Multiple-qubit controlled unitary quantum gate for Rydberg atoms using shortcut to adiabaticity and optimized geometric quantum operations

Multiple-qubit quantum logic gates are an important element in the implementation of quantum computers. The direct construction of multiple-qubit quantum logic gates in an efficient way has important values compared to the construction of multiple-qubit gates using a series of two-qubit and single-qubit gates. We propose a scheme to construct a multiple-qubit CkU gate (k denotes the number of control qubits and U means the arbitrary universal operation performed on the target qubit) in a neutral atom platform through the Rydberg blockade effect by successively exciting them to Rydberg states.
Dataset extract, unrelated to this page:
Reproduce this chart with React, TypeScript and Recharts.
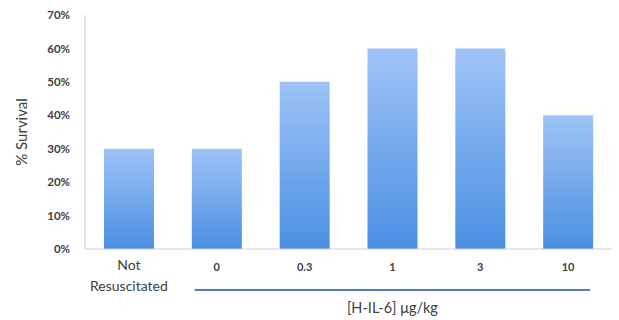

This scheme takes advantage of the shortcut to adiabaticity of inverse engineering, geometric quantum operations, as well as optimized control theory. The geometric quantum computation considered in this manuscript guarantees the robustness to operational errors. Meanwhile, inverse engineering-based shortcut to adiabaticity provides a further advantage in terms of the speed of the system evolution compared to adiabatic processes. An additional feature of our multiple-qubit quantum logic gate is that arbitrary operation on the target atom can be realized by adjusting the amplitude and phase of the laser fields. Numerical simulation of the master equation based on the full Hamiltonian demonstrates the high fidelity of the proposed scheme and its robustness to operational errors and spontaneous emission.